In the Bayesian approach, we interpret probability distributions as quantifying our uncertainty about the world. In particular, this means that we can now meaningfully talk about probability distributions of parameters, since even though the parameter is fixed, our knowledge of its true value may be limited. In the example above, we can invert the probability distribution $f(\hat{p}\mid p)$ using Bayes' law, to give
$$\overbrace{f(p\mid \hat{p})}^\text{posterior} = \underbrace{\frac{f(\hat{p}\mid p)}{f(\hat{p})}}_\text{likelihood ratio} \overbrace{f(p)}^\text{prior}$$
The snag is that we have to introduce the prior distribution into our analysis - this reflects our belief about the value of $p$ before seeing the actual values of the $X_i$. The role of the prior is often criticised in the frequentist approach, as it is argued that it introduces subjectivity into the otherwise austere and object world of probability.
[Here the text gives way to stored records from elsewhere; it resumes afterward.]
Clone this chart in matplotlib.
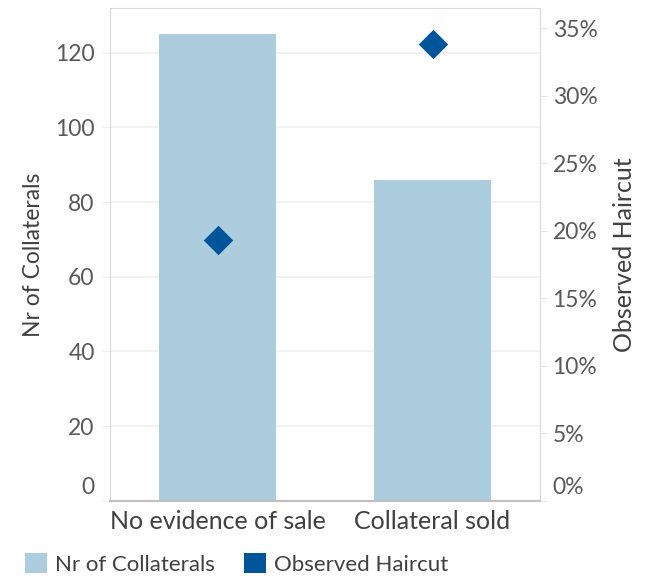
import matplotlib
matplotlib.use("Agg")
import matplotlib.pyplot as plt
import matplotlib.transforms as mtransforms
from matplotlib.patches import Patch

categories = ["No evidence of sale", "Collateral sold"]
nr_collaterals = [125, 86]
observed_haircut = [19.3, 33.8]  # percent
left_ticks = [0, 20, 40, 60, 80, 100, 120]
right_ticks = [0, 5, 10, 15, 20, 25, 30, 35]

plt.rcParams['font.family'] = ['Lato', 'DejaVu Sans']
text_col = '#595959'
bar_col = '#ABCDDE'
dia_col = '#00559A'

fig = plt.figure(figsize=(6.46, 5.76), dpi=100)
ax = fig.add_axes([0.1703, 0.1307, 0.836 - 0.1703, 0.986 - 0.1307])
x = list(range(len(categories)))
ax.bar(x, nr_collaterals, width=0.54, color=bar_col, zorder=2)
ax.set_xlim(-0.5, 1.5)
ax.set_ylim(0, 132)
ax.set_yticks(left_ticks)
ax.set_yticklabels([str(t) for t in left_ticks])
ax.set_xticks(x)
ax.set_xticklabels(categories, fontsize=18, color='#404040')
ax.grid(axis='y', color='#F0F0F0', linewidth=1.2, zorder=0)
ax.set_axisbelow(True)
for s in ['top', 'left', 'right']:
    ax.spines[s].set_color('#D9D9D9')
ax.spines['bottom'].set_color('#BFBFBF')
ax.spines['bottom'].set_linewidth(1.5)
ax.tick_params(axis='y', length=6, color='#F0F0F0', labelsize=16.5, labelcolor=text_col, pad=5)
ax.tick_params(axis='x', length=0, pad=7)
ax.set_ylabel("Nr of Collaterals", fontsize=16.5, color='#404040', labelpad=8)

ax2 = ax.twinx()
ax2.scatter(x, observed_haircut, marker='D', s=15**2, color=dia_col, zorder=3, linewidths=0)
ax2.set_ylim(0, 36.48)
ax2.set_yticks(right_ticks)
ax2.set_yticklabels([f"{t}%" for t in right_ticks])
ax2.tick_params(axis='y', length=5, color='#E6E6E6', labelsize=16.5, labelcolor=text_col, pad=4)
for s in ['top', 'left', 'right', 'bottom']:
    ax2.spines[s].set_visible(False)
ax2.set_ylabel("Observed Haircut", fontsize=18, color='#404040', labelpad=11)

# shift the zero labels upward like the reference
off = mtransforms.ScaledTranslation(0, 15 / 100, fig.dpi_scale_trans)
lbl0 = ax.get_yticklabels()[0]
lbl0.set_transform(lbl0.get_transform() + off)
lbl0r = ax2.get_yticklabels()[0]
lbl0r.set_transform(lbl0r.get_transform() + off)

handles = [Patch(facecolor=bar_col, edgecolor='none', label="Nr of Collaterals"),
           Patch(facecolor=dia_col, edgecolor='none', label="Observed Haircut")]
leg = fig.legend(handles=handles, loc='lower left', bbox_to_anchor=(0.008, -0.033), ncol=2,
                 frameon=False, fontsize=16, handlelength=1.0, handleheight=1.0,
                 columnspacing=1.3, handletextpad=0.35)
for t in leg.get_texts():
    t.set_color('#404040')

fig.savefig("out.png", dpi=100)
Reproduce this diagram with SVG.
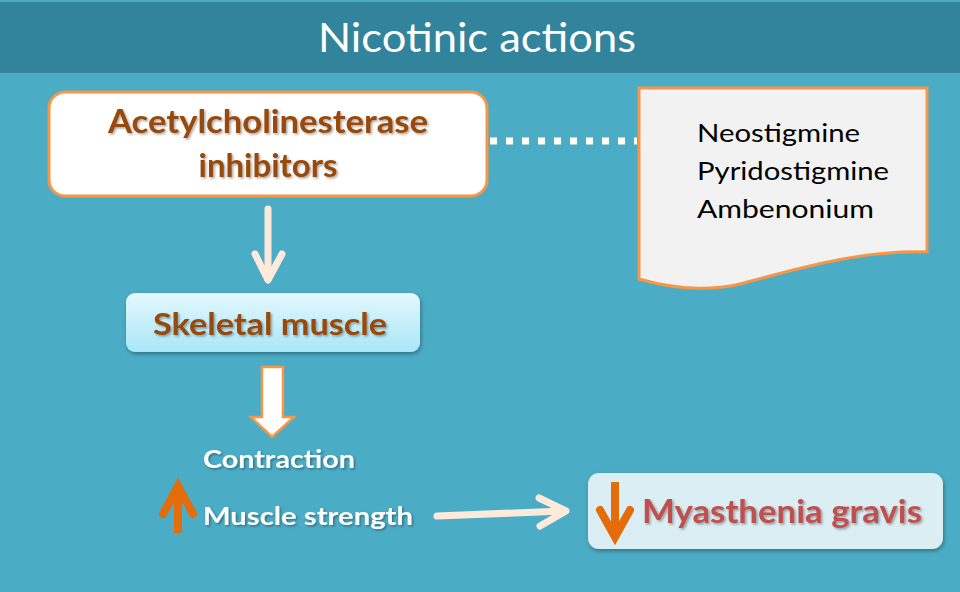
<svg xmlns="http://www.w3.org/2000/svg" width="960" height="592" viewBox="0 0 960 592">
<defs>
<style>
.bold{font-family:Lato,"Open Sans","Liberation Sans",sans-serif;font-weight:bold}
.brown{fill:#984807}
.wht{fill:#ffffff}
.reg{font-family:Lato,"Open Sans","Liberation Sans",sans-serif}
.thin{fill:none;stroke:#FDEADA;stroke-width:7;stroke-linecap:round;stroke-linejoin:round}
.orange{fill:none;stroke:#E46C0A;stroke-width:8;stroke-linejoin:miter}
</style>
<linearGradient id="skg" x1="0" y1="0" x2="0" y2="1">
<stop offset="0" stop-color="#E4F8FE"/>
<stop offset="1" stop-color="#A9E7F8"/>
</linearGradient>
<filter id="ts" x="-10%" y="-30%" width="120%" height="160%">
<feDropShadow dx="1.5" dy="1.5" stdDeviation="1.2" flood-color="#000" flood-opacity="0.35"/>
</filter>
<filter id="bs" x="-10%" y="-20%" width="120%" height="150%">
<feDropShadow dx="1" dy="2" stdDeviation="2" flood-color="#000" flood-opacity="0.35"/>
</filter>
</defs>
<rect x="0" y="0" width="960" height="592" fill="#4BACC6"/>
<g id="title">
<rect x="0" y="2" width="960" height="71" fill="#31849B"/>
<text x="477" y="52" text-anchor="middle" class="reg" font-size="40" fill="#ffffff" textLength="318" lengthAdjust="spacingAndGlyphs">Nicotinic actions</text>
</g>
<g id="connectors">
<line x1="490" y1="141" x2="637" y2="141" stroke="#ffffff" stroke-width="7" stroke-dasharray="7 9"/>
<g id="arrow-ache-skeletal">
<line x1="268" y1="209" x2="268" y2="279" class="thin"/>
<polyline points="255,254 268,280 282,254" class="thin"/>
</g>
<g id="arrow-skeletal-contraction">
<path d="M262,367 H283 V417 H294 L272,437 L251,417 H262 Z" fill="#ffffff" stroke="#F79646" stroke-width="2.5" stroke-linejoin="miter"/>
</g>
<g id="arrow-strength-mg">
<line x1="437" y1="516" x2="564" y2="511" class="thin"/>
<polyline points="539,498 566,511 540,526" class="thin"/>
</g>
</g>
<g id="node-ache">
<rect x="49" y="92" width="438" height="104" rx="16" fill="#ffffff" stroke="#F79646" stroke-width="3"/>
<text x="268" y="133" text-anchor="middle" class="bold brown" font-size="33" filter="url(#ts)" textLength="320" lengthAdjust="spacingAndGlyphs">Acetylcholinesterase</text>
<text x="268" y="177" text-anchor="middle" class="bold brown" font-size="33" filter="url(#ts)">inhibitors</text>
</g>
<g id="node-drugs">
<path d="M639,88 H927 V252 C860,250 800,268 740,284 C705,292 670,288 639,279 Z" fill="#F2F2F2" stroke="#F79646" stroke-width="3"/>
<text x="697" y="142" class="reg" font-size="25" fill="#000000" textLength="163" lengthAdjust="spacingAndGlyphs">Neostigmine</text>
<text x="697" y="180" class="reg" font-size="25" fill="#000000" textLength="192" lengthAdjust="spacingAndGlyphs">Pyridostigmine</text>
<text x="697" y="218" class="reg" font-size="25" fill="#000000" textLength="177" lengthAdjust="spacingAndGlyphs">Ambenonium</text>
</g>
<g id="node-skeletal">
<rect x="126" y="293" width="294" height="59" rx="9" fill="url(#skg)" filter="url(#bs)"/>
<text x="270" y="335" text-anchor="middle" class="bold brown" font-size="30" filter="url(#ts)" textLength="234" lengthAdjust="spacingAndGlyphs">Skeletal muscle</text>
</g>
<g id="node-contraction">
<text x="203" y="468" class="bold wht" font-size="25" filter="url(#ts)" textLength="152" lengthAdjust="spacingAndGlyphs">Contraction</text>
</g>
<g id="node-strength">
<line x1="178" y1="533" x2="178" y2="486" class="orange"/>
<polyline points="163,514 178,486 193,514" class="orange" stroke-linecap="round"/>
<text x="203" y="525" class="bold wht" font-size="25" filter="url(#ts)" textLength="210" lengthAdjust="spacingAndGlyphs">Muscle strength</text>
</g>
<g id="node-mg">
<rect x="588" y="473" width="355" height="76" rx="11" fill="#DAEEF3" filter="url(#bs)"/>
<line x1="615" y1="482" x2="615" y2="536" class="orange"/>
<polyline points="600,510 615,537 630,510" class="orange" stroke-linecap="round"/>
<text x="642" y="523" class="bold" font-size="32" fill="#C0504D" filter="url(#ts)" textLength="280" lengthAdjust="spacingAndGlyphs">Myasthenia gravis</text>
</g>
</svg>
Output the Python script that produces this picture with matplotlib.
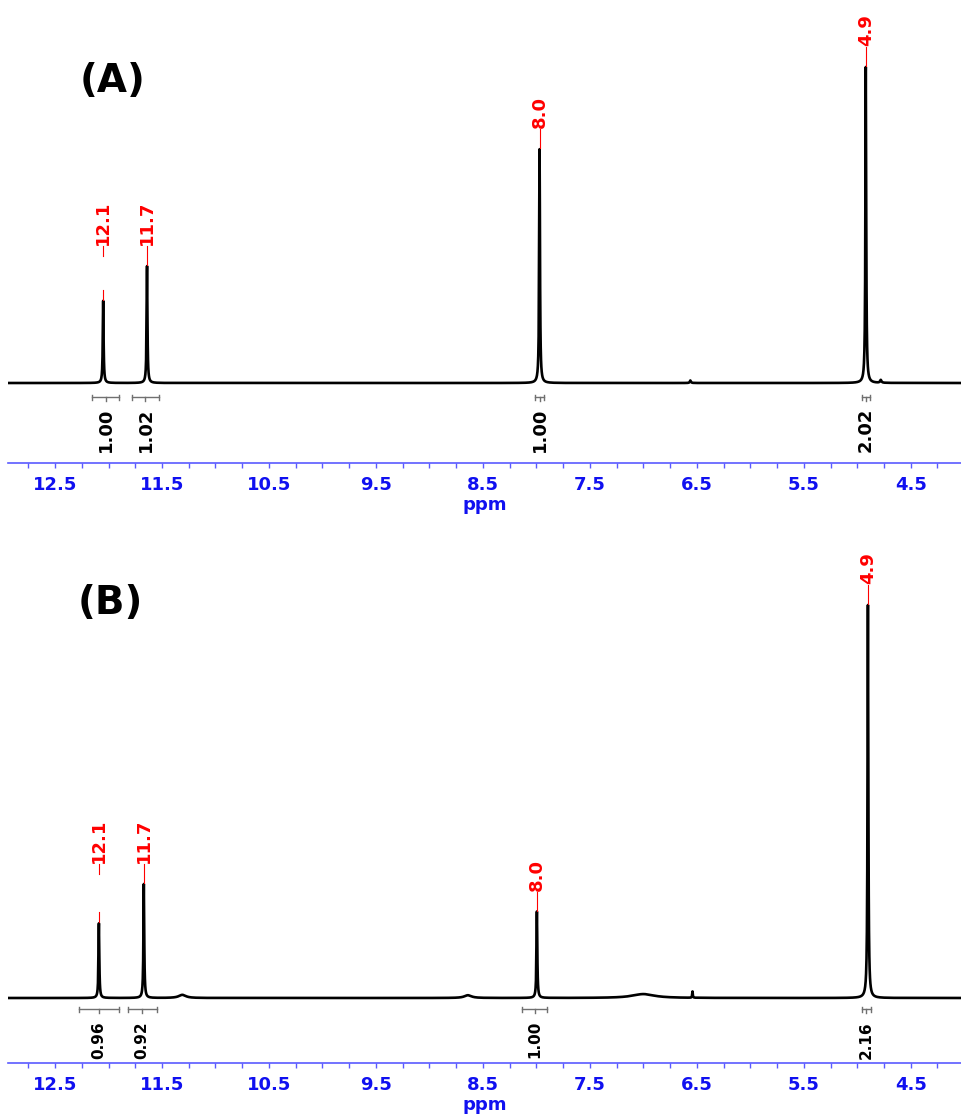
import numpy as np
import matplotlib.pyplot as plt
from matplotlib.ticker import FixedLocator, MultipleLocator

plt.rcParams['font.family'] = ['DejaVu Sans']
plt.rcParams['font.weight'] = 'bold'

# main signals: chemical shift (ppm) and relative height (tallest = 100)
peak_labels = ["12.1", "11.7", "8.0", "4.9"]
shift_a = [12.05, 11.64, 7.97, 4.92]
height_a = [26, 37, 74, 100]
shift_b = [12.09, 11.67, 7.995, 4.90]
height_b = [19, 29, 22, 100]

# small baseline features: shift, height, width
small_a_shift = [6.56, 4.78]
small_a_height = [0.8, 0.9]
small_a_width = [0.012, 0.015]
small_b_shift = [11.31, 8.64, 7.0, 6.54]
small_b_height = [0.8, 0.7, 1.0, 1.6]
small_b_width = [0.08, 0.08, 0.25, 0.006]

# integral regions and values
int_a_from = [12.15, 11.78, 8.01, 4.96]
int_a_to = [11.90, 11.53, 7.93, 4.88]
int_a_value = ["1.00", "1.02", "1.00", "2.02"]
int_b_from = [12.28, 11.82, 8.13, 4.96]
int_b_to = [11.90, 11.55, 7.90, 4.87]
int_b_value = ["0.96", "0.92", "1.00", "2.16"]

tick_ppm = [12.5, 11.5, 10.5, 9.5, 8.5, 7.5, 6.5, 5.5, 4.5]

BLUE = '#1010f0'
FW = 961
FH = 1120


def lorentz(x, x0, h, w):
    return h / (1 + ((x - x0) / (w / 2)) ** 2)


def draw_panel(ax, shifts, heights, sm_shift, sm_h, sm_w,
               i_from, i_to, i_val, px_unit, base_px, top_px,
               int_size, int_gap, int_text_gap):
    ppm = np.arange(4.03, 12.95, 0.0005)
    y = np.zeros_like(ppm)
    for s, h in zip(shifts, heights):
        y += lorentz(ppm, s, h, 0.009)
    for s, h, w in zip(sm_shift, sm_h, sm_w):
        y += lorentz(ppm, s, h, w)
    ax.plot(ppm, y, color='black', lw=1.9)

    ax.set_xlim(12.94, 4.03)
    ax.set_ylim(-base_px / px_unit, top_px / px_unit)

    # peak labels
    for s, h, lab in zip(shifts, heights, peak_labels):
        group = [hh for ss, hh in zip(shifts, heights) if abs(ss - s) < 0.6]
        ly = max(group) + 21 / px_unit
        y0 = h + 1 / px_unit
        y1 = ly - 1 / px_unit
        seg = 10 / px_unit
        if y1 - y0 < 2 * seg + 2 / px_unit:
            ax.plot([s, s], [y0, y1], color='red', lw=0.8)
        else:
            ax.plot([s, s], [y0, y0 + seg], color='red', lw=0.8)
            ax.plot([s, s], [y1 - seg, y1], color='red', lw=0.8)
        ax.text(s, ly, lab, rotation=90, ha='center', va='bottom',
                color='red', fontsize=13, fontweight='bold')

    # integrals
    by = -int_gap / px_unit
    cap = 2.5 / px_unit
    for a, b, v in zip(i_from, i_to, i_val):
        c = (a + b) / 2
        ax.plot([a, b], [by, by], color='#707070', lw=1)
        ax.plot([a, a], [by - cap, by + cap], color='#707070', lw=1)
        ax.plot([b, b], [by - cap, by + cap], color='#707070', lw=1)
        ax.plot([c, c], [by, by - 4 / px_unit], color='#707070', lw=1)
        ax.text(c, by - int_text_gap / px_unit, v, rotation=90, ha='center',
                va='top', color='black', fontsize=int_size, fontweight='bold')

    for sp in ['top', 'left', 'right']:
        ax.spines[sp].set_visible(False)
    ax.spines['bottom'].set_color('#5a5aff')
    ax.spines['bottom'].set_linewidth(1.2)
    ax.set_yticks([])
    ax.xaxis.set_major_locator(FixedLocator(tick_ppm))
    ax.xaxis.set_minor_locator(MultipleLocator(0.25))
    ax.tick_params(axis='x', which='both', colors='#5a5aff', length=3.5,
                   width=1, labelcolor=BLUE, labelsize=13, pad=6)
    ax.set_xticklabels([f"{t:.1f}" for t in tick_ppm], fontweight='bold')
    ax.set_xlabel('ppm', color=BLUE, fontsize=13, fontweight='bold',
                  labelpad=1)
    ax.patch.set_alpha(0)


fig = plt.figure(figsize=(FW / 100, FH / 100), dpi=100)

# top panel: axis line at 463 px, baseline at 383 px
ax1 = fig.add_axes([8 / FW, (FH - 463) / FH, 953 / FW, 463 / FH])
draw_panel(ax1, shift_a, height_a, small_a_shift, small_a_height,
           small_a_width, int_a_from, int_a_to, int_a_value,
           px_unit=3.16, base_px=80, top_px=383,
           int_size=13, int_gap=14, int_text_gap=11)

# bottom panel: axis line at 1063 px, baseline at 998 px
ax2 = fig.add_axes([8 / FW, (FH - 1063) / FH, 953 / FW, 543 / FH])
draw_panel(ax2, shift_b, height_b, small_b_shift, small_b_height,
           small_b_width, int_b_from, int_b_to, int_b_value,
           px_unit=3.93, base_px=65, top_px=478,
           int_size=11, int_gap=11, int_text_gap=12)

fig.text(113 / FW, 1 - 81 / FH, "(A)", fontsize=28, fontweight='bold',
         ha='center', va='center')
fig.text(110 / FW, 1 - 603 / FH, "(B)", fontsize=28, fontweight='bold',
         ha='center', va='center')

fig.savefig('out.png', dpi=100)
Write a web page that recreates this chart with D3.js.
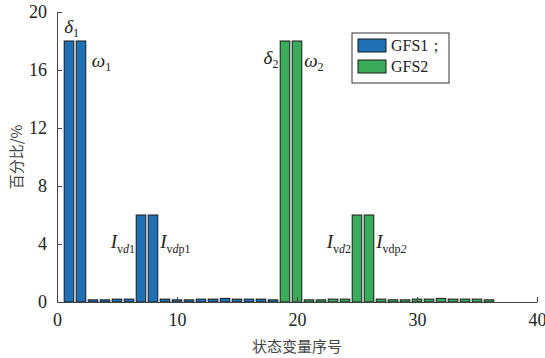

In the Bayesian approach one no longer talks of confidence intervals, but instead of credible intervals, which have a more natural interpretation - given a 95% credible interval, we can assign a 95% probability that the parameter is inside the interval.
This example is taken from here. (I even think I got this link from SO, but cannot find it anymore.)
A coin has been tossed $n=14$ times, coming up heads $k=10$ times. If it is to be tossed twice more, would you bet on two heads? Assume you do not get to see the result of the first toss before the second toss (and also independently conditional on $\theta$), so that you cannot update your opinion on $\theta$ in between the two throws.
By independence, $$f(y_{f,1}=\text{heads},y_{f,2}=\text{heads}|\theta)=f(y_{f,1}=\text{heads})f(y_{f,2}=\text{heads}|\theta)=\theta^2.$$
Then, the predictive distribution given a $\text{Beta}(\alpha_0,\beta_0)$-prior, becomes
\begin{eqnarray*}
f(y_{f,1}=\text{heads},y_{f,2}=\text{heads}|y)&=&\int f(y_{f,1}=\text{heads},y_{f,2}=\text{heads}|\theta)\pi(\theta|y)d\theta\notag\\
&=&\frac{\Gamma\left(\alpha _{0}+\beta_{0}+n\right)}{\Gamma\left(\alpha_{0}+k\right)\Gamma\left(\beta_{0}+n-k\right)}\int \theta^2\theta ^{\alpha _{0}+k-1}\left( 1-\theta \right) ^{\beta _{0}+n-k-1}d\theta\notag\\
&=&\frac{\Gamma\left(\alpha_{0}+\beta_{0}+n\right)}{\Gamma\left(\alpha_{0}+k\right)\Gamma\left(\beta_{0}+n-k\right)}\frac{\Gamma\left(\alpha_{0}+k+2\right)\Gamma\left(\beta_{0}+n-k\right)}{\Gamma\left(\alpha_{0}+\beta_{0}+n+2\right)}\notag\\
&=&\frac{(\alpha_{0}+k)\cdot(\alpha_{0}+k+1)}{(\alpha_{0}+\beta_{0}+n)\cdot(\alpha_{0}+\beta_{0}+n+1)}
\end{eqnarray*}
For a uniform prior (a $\text{Beta}(1, 1)$-prior), this gives roughly .485. Hence, you would likely not bet. Based on the MLE 10/14, you would calculate a probability of two heads of $(10/14)^2\approx.51$, such that betting would make sense.
Best Answer
Suppose there is a model for the data $Y$ that depends on a parameter $\theta$ and, for a particular experiment, there is a true value of the parameter, $\theta_0$. You develop an estimator $\hat\theta = \hat\theta(Y)$, i.e. the estimator is a function of the data $Y$. Then the bias is $$ bias(\hat\theta) = E_{Y|\theta_0}[\hat\theta(Y) - \theta_0] $$ where the expectation is taken with respect to the randomness of the data $Y$ for the given true value of the parameter $\theta_0$ (and the subscript on the expectation attempts to make this explicit). As we are talking about an expectation over possible realizations of data, this is a frequentist concept.
In the description above, I have not mentioned how the estimator arises. This estimator could be a method of moments, maximum likelihood, Bayes, or something else estimator. Thus, the concept of bias of an estimator is frequentist, but the estimator itself could arise from a Bayesian analysis.